The Office of the United Nations High Commissioner for Human Rights (OHCHR) has condemned the UAE over its deplorable human rights record citing vague “anti-terror” crimes that attract the death penalty, the tightening of censorship and the detention of human rights activists.
The OHCHR has said in a report that “the UAE’s 2014 counter-terrorism law provides for the death penalty for people whose activities are found to ‘undermine national unity or social peace’ neither of which are defined in the law, which can lead to arbitrary detention.”
“This law is also applicable to children above the age of 16, in contradiction with UAE’s international obligations under the CRC,” said the OHCHR.
The report also cites irregularities with respect to pre-trial detentions including “in some cases denial of communication with the families of the detainees.”

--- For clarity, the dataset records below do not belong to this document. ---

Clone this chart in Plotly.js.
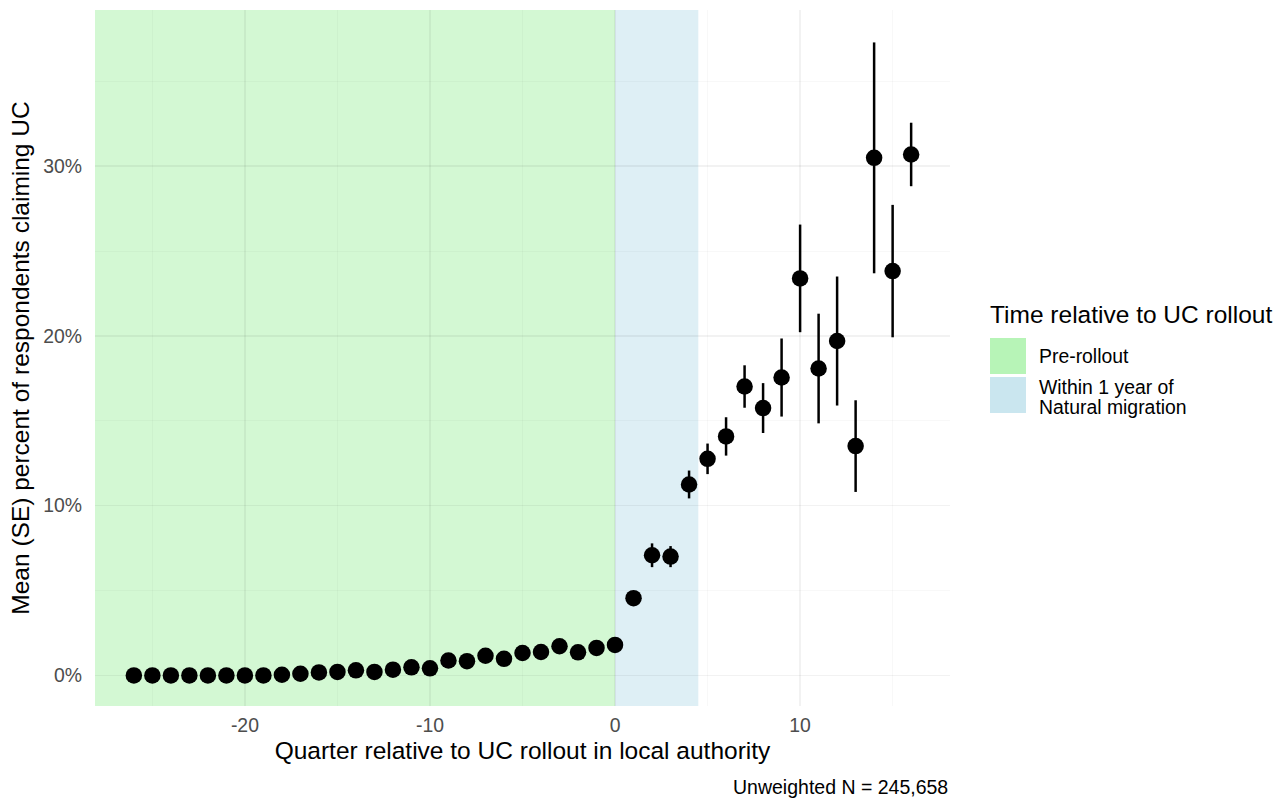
<!DOCTYPE html>
<html>
<head>
<meta charset="utf-8">
<script src="https://cdn.plot.ly/plotly-3.0.1.min.js"></script>
<style>html,body{margin:0;padding:0;background:#fff;}#chart{width:1283px;height:798px;}</style>
</head>
<body>
<div id="chart"></div>
<script>
// ---- data ----
const quarters = [-26,-25,-24,-23,-22,-21,-20,-19,-18,-17,-16,-15,-14,-13,-12,-11,-10,-9,-8,-7,-6,-5,-4,-3,-2,-1,0,
                  1,2,3,4,5,6,7,8,9,10,11,12,13,14,15,16];
const meanPct = [0.0,0.0,0.0,0.0,0.0,0.0,0.0,0.0,0.04,0.1,0.18,0.21,0.3,0.21,0.34,0.48,0.42,0.88,0.84,1.16,0.98,1.32,1.38,1.72,1.36,1.62,1.8,
                 4.55,7.08,7.0,11.25,12.76,14.08,17.02,15.75,17.55,23.39,18.08,19.7,13.51,30.49,23.82,30.69];
const sePct = [0.01,0.01,0.01,0.01,0.01,0.01,0.01,0.02,0.02,0.03,0.04,0.04,0.05,0.05,0.06,0.07,0.07,0.09,0.09,0.1,0.1,0.11,0.12,0.13,0.12,0.13,0.15,
               0.3,0.7,0.62,0.82,0.9,1.13,1.25,1.47,2.3,3.17,3.23,3.8,2.7,6.8,3.9,1.87];
const periodLabels = ["Pre-rollout", "Within 1 year of<br>Natural migration"];
const periodStart = [null, 0];     // null = extends to left edge of panel
const periodEnd = [0, 4.5];
const periodFill = ["rgba(144,238,144,0.4)", "rgba(173,216,230,0.4)"];
const periodKey = ["rgba(144,238,144,0.65)", "rgba(173,216,230,0.65)"];
const xTicks = [-20,-10,0,10];
const xMinor = [-25,-15,-5,5,15];
const yTicks = [0,10,20,30];
const yMinor = [5,15,25,35];
const yTickText = ["0%","10%","20%","30%"];

// ---- layout geometry ----
const W = 1283, H = 798;
const L = 95, R = 950, T = 10, B = 706;
const xRange = [-28.1, 18.1];
const yRange = [-1.8, 39.2];
const px2x = p => (p - L) / (R - L);
const py2y = p => (B - p) / (B - T);
const FONT = "Liberation Sans, Arial, sans-serif";
const GRID = "rgba(0,0,0,0.05)";
const GRIDMINOR = "rgba(0,0,0,0.03)";

const shapes = [];
periodLabels.forEach((lab, i) => {
  shapes.push({type:"rect", xref:"x", yref:"paper", layer:"below",
    x0: periodStart[i] === null ? xRange[0] : periodStart[i], x1: periodEnd[i],
    y0:0, y1:1, fillcolor: periodFill[i], line:{width:0}});
});
// legend keys
const keyTop = [338, 377];
periodLabels.forEach((lab, i) => {
  shapes.push({type:"rect", xref:"paper", yref:"paper", layer:"above",
    x0: px2x(990), x1: px2x(1026), y0: py2y(keyTop[i] + 36), y1: py2y(keyTop[i]),
    fillcolor: periodKey[i], line:{width:0}});
});

const annotations = [
  {text:"Time relative to UC rollout", xref:"paper", yref:"paper", x:px2x(988), y:py2y(314),
   xanchor:"left", yanchor:"middle", showarrow:false, font:{family:FONT, size:24.5, color:"#000"}}
];
const labelLineY = [[356], [387, 407]];
periodLabels.forEach((lab, i) => {
  lab.split("<br>").forEach((line, j) => {
    annotations.push({text:line, xref:"paper", yref:"paper", x:px2x(1037), y:py2y(labelLineY[i][j]),
      xanchor:"left", yanchor:"middle", showarrow:false, font:{family:FONT, size:19.4, color:"#000"}});
  });
});
annotations.push({text:"Unweighted N = 245,658", xref:"paper", yref:"paper", x:1, y:py2y(787),
   xanchor:"right", yanchor:"middle", showarrow:false, font:{family:FONT, size:19.5, color:"#000"}});

const trace = {
  x: quarters, y: meanPct, type:"scatter", mode:"markers",
  marker:{color:"#000", size:16.5},
  error_y:{type:"data", array:sePct, visible:true, color:"#000", thickness:2.5, width:0},
  showlegend:false, hoverinfo:"x+y"
};

const layout = {
  width:W, height:H,
  margin:{l:L, r:W-R, t:T, b:H-B, pad:0},
  paper_bgcolor:"#fff", plot_bgcolor:"rgba(255,255,255,0)",
  font:{family:FONT},
  showlegend:false,
  xaxis:{range:xRange, tickvals:xTicks, ticktext:xTicks.map(String), showgrid:true, gridcolor:GRID, gridwidth:1.6,
    minor:{tickvals:xMinor, showgrid:true, gridcolor:GRIDMINOR, gridwidth:0.9, ticks:""},
    zeroline:false, showline:false, ticks:"", ticklen:0, ticklabelstandoff:6,
    tickfont:{family:FONT, size:19.4, color:"#4D4D4D"},
    title:{text:"Quarter relative to UC rollout in local authority", font:{family:FONT, size:24.5, color:"#000"}, standoff:6}},
  yaxis:{range:yRange, tickvals:yTicks, ticktext:yTickText, showgrid:true, gridcolor:GRID, gridwidth:1.6,
    minor:{tickvals:yMinor, showgrid:true, gridcolor:GRIDMINOR, gridwidth:0.9, ticks:""},
    zeroline:false, showline:false, ticks:"", ticklen:0, ticklabelstandoff:12,
    tickfont:{family:FONT, size:19.4, color:"#4D4D4D"},
    title:{text:"Mean (SE) percent of respondents claiming UC", font:{family:FONT, size:24.5, color:"#000"}, standoff:6}},
  shapes:shapes,
  annotations:annotations
};

Plotly.newPlot("chart", [trace], layout, {staticPlot:true, displayModeBar:false});
</script>
</body>
</html>
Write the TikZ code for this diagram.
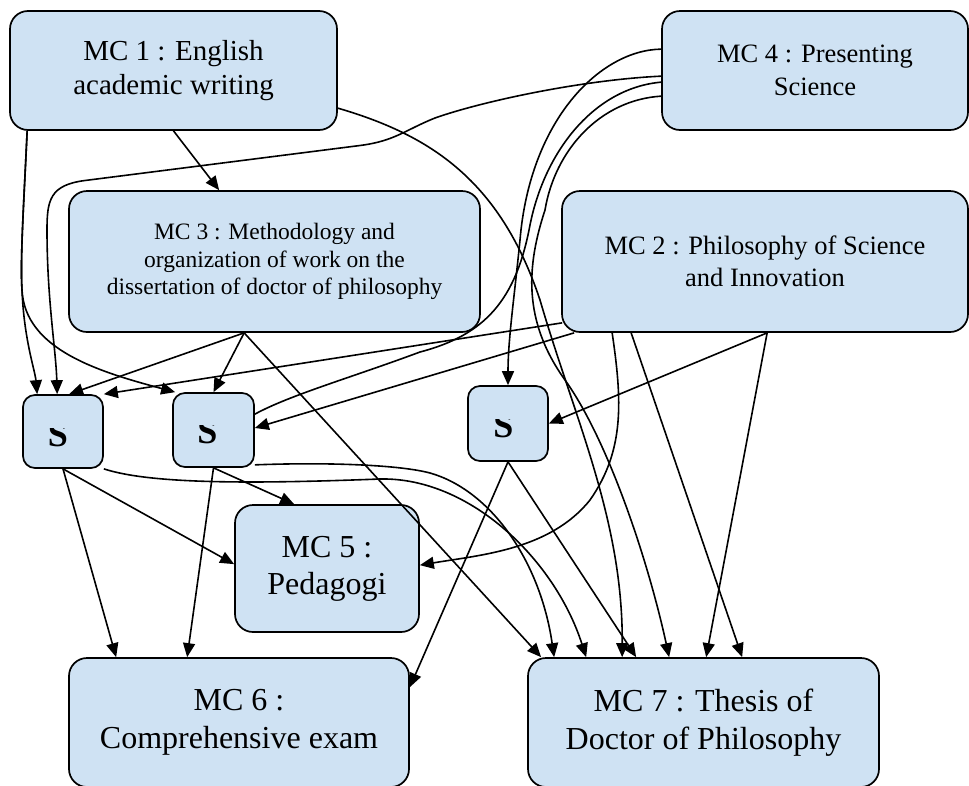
\documentclass[tikz,border=0pt]{standalone}
\usepackage{fontspec}
\setmainfont{Liberation Serif}
\usetikzlibrary{calc,arrows.meta}
\definecolor{boxblue}{RGB}{207,226,243}
\begin{document}
\begin{tikzpicture}[x=1pt,y=-1pt,
  box/.style={draw=black,line width=1.7pt,fill=boxblue,rounded corners=18pt,inner sep=0pt,align=center},
  sbox/.style={draw=black,line width=1.7pt,fill=boxblue,rounded corners=12pt,inner sep=0pt},
  stext/.style={anchor=base,inner sep=0pt,font=\fontsize{36}{36}\selectfont\bfseries},
  link/.style={line width=1.6pt,-{Triangle[length=14pt,width=12pt]}},
  plainlink/.style={line width=1.6pt}]
\useasboundingbox (0,0) rectangle (969,785);

% nodes
\node[box,minimum width=327pt,minimum height=119pt,font=\fontsize{29}{34}\selectfont] (mc1) at (173.5,70.5) {MC 1 : English\\academic writing};
\node[box,minimum width=306pt,minimum height=119pt,font=\fontsize{26.5}{33}\selectfont] (mc4) at (815,70.5) {MC 4 : Presenting\\Science};
\node[box,minimum width=411pt,minimum height=141pt,font=\fontsize{23.5}{27.5}\selectfont] (mc3) at (274.5,261.5) {MC 3 : Methodology and\\organization of work on the\\dissertation of doctor of philosophy};
\node[box,minimum width=406pt,minimum height=141pt,font=\fontsize{26.5}{32}\selectfont] (mc2) at (765,261.5) {MC 2 : Philosophy of Science\\and Innovation};
\node[sbox,minimum width=80pt,minimum height=73pt] (s1) at (63,431.5) {};
\node[sbox,minimum width=81pt,minimum height=74pt] (s2) at (213.5,430) {};
\node[sbox,minimum width=80pt,minimum height=75pt] (s3) at (508,423.5) {};
\node[box,minimum width=184pt,minimum height=127pt,font=\fontsize{32}{37}\selectfont] (mc5) at (327,568.5) {MC 5 :\\Pedagogi};
\node[box,minimum width=340pt,minimum height=129pt,font=\fontsize{32}{38}\selectfont] (mc6) at (239,722.5) {MC 6 :\\Comprehensive exam};
\node[box,minimum width=351pt,minimum height=129pt,font=\fontsize{32}{38}\selectfont] (mc7) at (703.5,722.5) {MC 7 : Thesis of\\Doctor of Philosophy};

% clipped S labels
\begin{scope}
\clip ($(s1.center)+(-38,-3.5)$) rectangle ($(s1.center)+(38,19.5)$);
\node[stext] (s1label) at ($(s1.center)+(-5,14.5)$) {S};
\end{scope}
\begin{scope}
\clip ($(s2.center)+(-38,-5)$) rectangle ($(s2.center)+(38,18)$);
\node[stext] (s2label) at ($(s2.center)+(-6,13)$) {S};
\end{scope}
\begin{scope}
\clip ($(s3.center)+(-38,-4.5)$) rectangle ($(s3.center)+(38,18.5)$);
\node[stext] (s3label) at ($(s3.center)+(-4.5,13.5)$) {S};
\end{scope}

% MC1 edges
\draw[link] (mc1.south) -- ($(mc3.north west)+(151,0)$);
\draw[link] ($(mc1.south west)+(18,0)$) .. controls (24,200) and (20,260) .. (22,290) .. controls (25,350) and (100,372) .. ($(s2.north west)+(3,0)$);
\draw[link] ($(mc1.south west)+(18,0)$) .. controls (24,200) and (20,260) .. (22,290) .. controls (24,340) and (35,370) .. ($(s1.north west)+(15,0)$);
\draw[link] ($(mc1.north east)+(0,98)$) .. controls (430,135) and (500,180) .. (540,300) .. controls (575,420) and (623,520) .. ($(mc7.north west)+(95,0)$);

% MC4 edges
\draw[link] ($(mc4.north west)+(0,66)$) .. controls (580,80) and (480,102) .. (435,118) .. controls (405,130) and (395,141) .. (360,145.5) -- (85,180.5) .. controls (50,185) and (47,200) .. (47,230) .. controls (47,300) and (56,350) .. ($(s1.north west)+(35,0)$);
\draw[link] ($(mc4.north west)+(0,39)$) .. controls (600,50) and (530,120) .. (520,240) .. controls (514,300) and (508,340) .. (s3.north);
\draw[plainlink] ($(mc4.north west)+(0,72)$) .. controls (595,88) and (545,150) .. (530,225) .. controls (516,300) and (485,335) .. (420,352) .. controls (350,378) and (290,395) .. ($(s2.north east)+(0,22)$);
\draw[link] ($(mc4.north west)+(0,86)$) .. controls (600,100) and (555,150) .. (545,210) .. controls (527,265) and (522,320) .. (565,380) .. controls (608,440) and (648,560) .. ($(mc7.north west)+(142,0)$);

% MC3 edges
\draw[link] ($(mc3.south west)+(176,0)$) -- ($(s1.north west)+(47,0)$);
\draw[link] ($(mc3.south west)+(176,0)$) -- (s2.north);
\draw[link] ($(mc3.south west)+(176,0)$) -- ($(mc7.north west)+(14,0)$);

% MC2 edges
\draw[link] ($(mc2.south west)+(1,-10)$) -- (s1.north east);
\draw[link] ($(mc2.south west)+(13,0)$) -- ($(s2.east)+(0,-2)$);
\draw[link] ($(mc2.south west)+(206,0)$) -- (s3.east);
\draw[link] ($(mc2.south west)+(206,0)$) -- ($(mc7.north west)+(179,0)$);
\draw[link] ($(mc2.south west)+(70,0)$) -- ($(mc7.north west)+(215,0)$);
\draw[link] ($(mc2.south west)+(51,0)$) .. controls (622,400) and (625,450) .. (590,500) .. controls (550,550) and (480,555) .. ($(mc5.north east)+(0,61)$);

% S edges
\draw[link] (s1.south) -- ($(mc5.north west)+(0,60)$);
\draw[link] (s1.south) -- ($(mc6.north west)+(48,0)$);
\draw[link] (s2.south) -- ($(mc5.north west)+(60,0)$);
\draw[link] (s2.south) -- ($(mc6.north west)+(119,0)$);
\draw[link] (s3.south) -- ($(mc6.north east)+(0,30)$);
\draw[link] (s3.south) -- ($(mc7.north west)+(109,0)$);
\draw[link] (s1.south east) .. controls (150,484) and (250,484) .. (380,479) .. controls (470,477) and (555,560) .. ($(mc7.north west)+(59,0)$);
\draw[link] ($(s2.south east)+(0,-3)$) .. controls (330,462) and (400,465) .. (430,473) .. controls (490,490) and (540,560) .. ($(mc7.north west)+(27,0)$);
\end{tikzpicture}
\end{document}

The OHCHR also expressed concern regarding the “numerous criticisms for the criminal defamation provisions of the Penal Code, the 2012 cybercrime law, and the 2014 anti-terrorism law as they provided for trials that fell short of international human rights standards.”
Despite its social and economic progress, the UAE has failed to establish a national human rights institution that would be tasked with monitoring and protecting human rights, one of the recommendations at a previous review.
The report is among a raft of documents to be submitted before meetings later this month of the UN’s Human Rights Council (UNHRC), in which the records of the UAE and Israel, among others, are to be scrutinized.
The procedure, known as the Universal Periodic Review (UPR), is a tool that the UNHRC uses to assess the records of all 193 UN member states, every four years.